The Cambridge Symphony Orchestra, led by music director Cynthia Woods, presents its final Masterworks concert on this season’s theme of “Legends and Lore” with a concert called “Love on the Run.”

World-class pianist Sergey Schepkin will be the orchestra’s piano soloist in Rachmaninoff Piano Concerto No. 2 in C minor. The orchestra will also perform Prokofiev, Suites No. 1 and 2, from “Romeo & Juliet” and Verdi’s Overture to “La forza del destino.”

Sergey Schepkin

Sergey Schepkin

While there are few who don’t know the story of Romeo and Juliet, “The Force of Destiny” is familiar mainly to fans of Italian opera. It is just as tortured and impassioned a tale, taking place in Spain and Italy in the 18th century among marquises and monasteries and on fields of war and dueling. It includes the accidental death of a father who forbids his daughter loving a man with inadequate breeding; a brother who vows revenge; mistaken identities; and last-minute plot twists.

Schepkin debuted with the St. Petersburg Academic Symphony Orchestra in 1984 and moved to  the United States six years later to study at New England Conservatory. In addition to frequent performances and teaching at the conservatory, at Carnegie Mellon University and at the University of Iowa, he has been a presence at The Boston Conservatory and Boston University and presented lecture-recitals and master classes at the Massachusetts Institute of Technology and Longy School locally and as far away as UCLA, Oberlin, the San Francisco Conservatory, Duquesne and the Norwegian Academy of Music.

He has been called “An arresting musical intelligence [who] plays with the passion and drama of a young Glenn Gould” by The New York Times; “an artist of uncommon, almost singular capability and integrity [whose] playing roused the audience” by The Boston Globe; and “one of Boston’s great treasures, a supremely intelligent pianist” by The Boston Phoenix.

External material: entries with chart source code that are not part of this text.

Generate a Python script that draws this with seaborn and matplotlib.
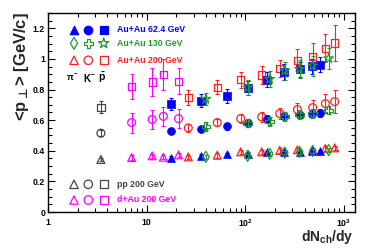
import matplotlib
matplotlib.use("Agg")
import matplotlib.pyplot as plt
import matplotlib.ticker as mticker
import pandas as pd
import seaborn as sns

# ---------------- data ----------------
# pp 200 GeV
dndy_pp = [3.44]
pi_pp, pi_pp_err = [0.343], [0.010]
k_pp, k_pp_err = [0.515], [0.020]
p_pp, p_pp_err = [0.684], [0.040]

# d+Au 200 GeV
dndy_dau = [7.05, 11.4, 14.8, 21.1]
pi_dau, pi_dau_err = [0.356, 0.367, 0.358, 0.373], [0.015, 0.015, 0.015, 0.015]
k_dau, k_dau_err = [0.584, 0.604, 0.625, 0.610], [0.065, 0.060, 0.060, 0.060]
p_dau, p_dau_err = [0.819, 0.849, 0.899, 0.853], [0.082, 0.090, 0.100, 0.085]

# Au+Au 62.4 GeV
dndy_62 = [17.6, 35.5, 65, 107, 166, 248, 357, 481, 579]
pi_62 = [0.354, 0.367, 0.376, 0.382, 0.391, 0.393, 0.393, 0.397, 0.397]
pi_62_err = [0.010] * 9
k_62 = [0.530, 0.541, 0.560, 0.582, 0.606, 0.627, 0.636, 0.643, 0.647]
k_62_err = [0.020, 0.020, 0.022, 0.025, 0.025, 0.025, 0.025, 0.025, 0.025]
p_62 = [0.704, 0.728, 0.758, 0.810, 0.865, 0.914, 0.932, 0.951, 0.962]
p_62_err = [0.040, 0.040, 0.045, 0.045, 0.050, 0.050, 0.050, 0.050, 0.050]

# Au+Au 130 GeV
dndy_130 = [39.9, 106, 177, 252, 357, 484, 703]
pi_130 = [0.360, 0.367, 0.380, 0.388, 0.392, 0.398, 0.404]
pi_130_err = [0.012] * 7
k_130 = [0.560, 0.580, 0.593, 0.625, 0.638, 0.645, 0.665]
k_130_err = [0.025] * 7
p_130 = [0.738, 0.814, 0.868, 0.923, 0.934, 0.956, 1.003]
p_130_err = [0.040, 0.050, 0.050, 0.060, 0.060, 0.065, 0.070]

# Au+Au 200 GeV
dndy_200 = [26.5, 52.1, 90.2, 147, 224, 339, 484, 651, 809]
pi_200 = [0.360, 0.371, 0.393, 0.393, 0.402, 0.406, 0.406, 0.415, 0.419]
pi_200_err = [0.015] * 9
k_200 = [0.549, 0.584, 0.610, 0.621, 0.643, 0.669, 0.682, 0.708, 0.721]
k_200_err = [0.025, 0.025, 0.030, 0.030, 0.035, 0.045, 0.050, 0.060, 0.075]
p_200 = [0.747, 0.814, 0.865, 0.894, 0.938, 0.990, 1.016, 1.070, 1.103]
p_200_err = [0.050, 0.046, 0.052, 0.060, 0.055, 0.072, 0.087, 0.093, 0.117]

x_ticks = [1, 10, 100, 1000]
x_tick_labels = ["1", "10", "$10^{2}$", "$10^{3}$"]

# ---------------- style ----------------
sns.set_style("ticks")
plt.rcParams['font.family'] = ['Liberation Sans', 'DejaVu Sans']
plt.rcParams['font.weight'] = 'bold'
plt.rcParams['mathtext.fontset'] = 'custom'
plt.rcParams['mathtext.rm'] = 'Liberation Sans:bold'
plt.rcParams['mathtext.it'] = 'Liberation Sans:bold'
plt.rcParams['mathtext.bf'] = 'Liberation Sans:bold'
plt.rcParams['mathtext.sf'] = 'DejaVu Sans:bold'

BLUE = '#0000ff'
GREEN = '#22992a'
RED = '#ff2020'
MAG = '#ff00ff'
GRAY = '#444444'

fig = plt.figure(figsize=(3.74, 2.5), dpi=100)
ax = fig.add_axes([48 / 374, 1 - 212 / 250, 307 / 374, 199 / 250])

SIZES = {'^': 32, 'o': 32, 's': 28, 'd': 32, 'P': 38, '*': 52}


def draw(x, y, err, marker, color, filled, z=3):
    ax.errorbar(x, y, yerr=err, fmt='none', ecolor=color, elinewidth=0.8,
                capsize=1.3, capthick=0.8, zorder=z - 0.5)
    df = pd.DataFrame({'x': x, 'y': y})
    sns.scatterplot(data=df, x='x', y='y', ax=ax, marker=marker,
                    s=SIZES[marker], color=color,
                    facecolors=color if filled else 'none',
                    edgecolor=color, linewidth=0.9 if not filled else 0.5,
                    zorder=z, legend=False)


# pp and d+Au
draw(dndy_pp, pi_pp, pi_pp_err, '^', GRAY, False)
draw(dndy_pp, k_pp, k_pp_err, 'o', GRAY, False)
draw(dndy_pp, p_pp, p_pp_err, 's', GRAY, False)
draw(dndy_dau, pi_dau, pi_dau_err, '^', MAG, False)
draw(dndy_dau, k_dau, k_dau_err, 'o', MAG, False)
draw(dndy_dau, p_dau, p_dau_err, 's', MAG, False)
# Au+Au 200
draw(dndy_200, pi_200, pi_200_err, '^', RED, False)
draw(dndy_200, k_200, k_200_err, 'o', RED, False)
draw(dndy_200, p_200, p_200_err, 's', RED, False)
# Au+Au 62.4
draw(dndy_62, pi_62, pi_62_err, '^', BLUE, True, z=4)
draw(dndy_62, k_62, k_62_err, 'o', BLUE, True, z=4)
draw(dndy_62, p_62, p_62_err, 's', BLUE, True, z=4)
# Au+Au 130
draw(dndy_130, pi_130, pi_130_err, 'd', GREEN, False, z=5)
draw(dndy_130, k_130, k_130_err, 'P', GREEN, False, z=5)
draw(dndy_130, p_130, p_130_err, '*', GREEN, False, z=5)

# ---------------- axes ----------------
ax.set_xscale('log')
ax.set_xlim(1, 1300)
ax.set_ylim(0, 1.3)
ax.set_xlabel('')
ax.set_ylabel('')
ax.xaxis.set_major_locator(mticker.FixedLocator(x_ticks))
ax.xaxis.set_major_formatter(mticker.FixedFormatter(x_tick_labels))
ax.xaxis.set_minor_locator(mticker.LogLocator(base=10, subs=range(2, 10), numticks=20))
ax.xaxis.set_minor_formatter(mticker.NullFormatter())
ax.yaxis.set_major_locator(mticker.MultipleLocator(0.2))
ax.yaxis.set_minor_locator(mticker.MultipleLocator(0.05))
ax.yaxis.set_major_formatter(mticker.FuncFormatter(lambda v, p: f'{v:g}'))
ax.tick_params(which='both', direction='in', top=True, right=True,
               width=0.8, labelsize=6.3, colors='black')
ax.tick_params(which='major', length=5, pad=2)
ax.tick_params(axis='x', which='major', pad=4)
ax.tick_params(which='minor', length=2.8)
for sp in ax.spines.values():
    sp.set_linewidth(1.0)
    sp.set_color('black')
    sp.set_visible(True)

fig.text(22 / 374, 1 - 12 / 250, '<p$_{\\mathsf{\\bot}}$> [GeV/c]', rotation=90,
         ha='center', va='top', fontsize=12, fontweight='bold')
fig.text(353 / 374, 1 - 241.5 / 250, 'dN$_{ch}$/dy', ha='right',
         va='baseline', fontsize=10, fontweight='bold')

# ---------------- legend (text style) ----------------
cols = [(74 - 48) / 307, (88.3 - 48) / 307, (103.7 - 48) / 307]
tx = (116.7 - 48) / 307
rows = [
    ((212 - 30) / 199, ['^', 'o', 's'], BLUE, True, 'Au+Au 62.4 GeV'),
    ((212 - 43.3) / 199, ['d', 'P', '*'], GREEN, False, 'Au+Au 130 GeV'),
    ((212 - 60.3) / 199, ['^', 'o', 's'], RED, False, 'Au+Au 200 GeV'),
    ((212 - 184.3) / 199, ['^', 'o', 's'], GRAY, False, 'pp 200 GeV'),
    ((212 - 200) / 199, ['^', 'o', 's'], MAG, False, 'd+Au 200 GeV'),
]
for yy, mks, c, filled, label in rows:
    for xx, m in zip(cols, mks):
        ax.scatter([xx], [yy], transform=ax.transAxes, marker=m,
                   s=SIZES[m] * 1.15, facecolors=c if filled else 'none',
                   edgecolors=c, linewidths=0.9, clip_on=False, zorder=6)
    ax.text(tx, yy, label, transform=ax.transAxes, ha='left', va='center',
            fontsize=6.3, fontweight='bold', color=c)

yp = (212 - 78) / 199
ax.text((72.7 - 48) / 307, yp, '$\\pi^{-}$', transform=ax.transAxes,
        ha='center', va='center', fontsize=6.3, color='black')
ax.text((89 - 48) / 307, yp, 'K$^{-}$', transform=ax.transAxes,
        ha='center', va='center', fontsize=7, fontweight='bold', color='black')
ax.text((101.7 - 48) / 307, yp, '$\\bar{p}$', transform=ax.transAxes,
        ha='center', va='center', fontsize=7.5, color='black')

fig.savefig('out.png', dpi=100)
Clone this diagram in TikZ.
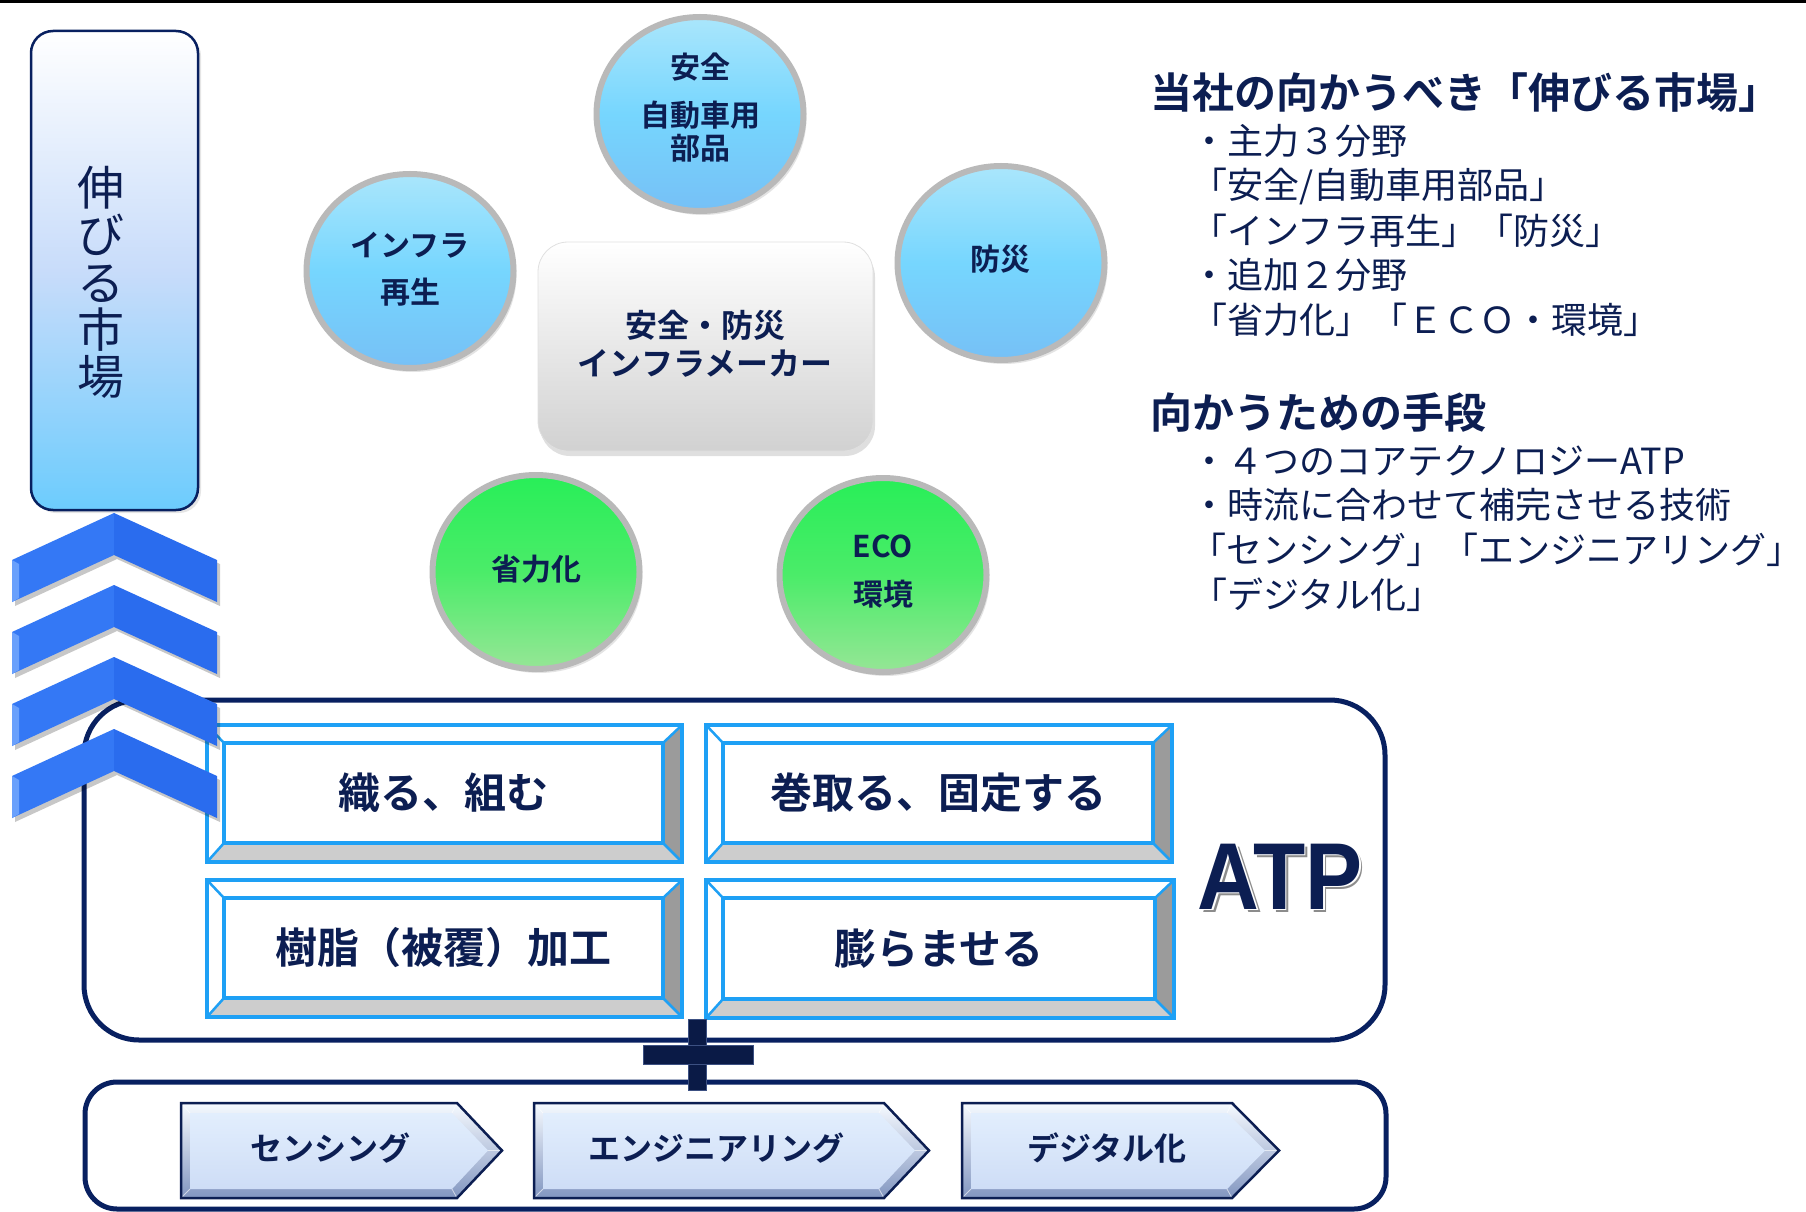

Tickets are $25 for general admission or $15 for students and seniors and can be bought in advance or at the door. This concert by the 38-year-old, nonprofit community orchestra is supported Cambridge Savings Bank.

The show takes place at 8 p.m. Saturday at Harvard University’s Sanders Theatre, 45 Quincy St., Harvard Square. (A look at a previous CSO performance at the Sanders, with a pianist, is above.)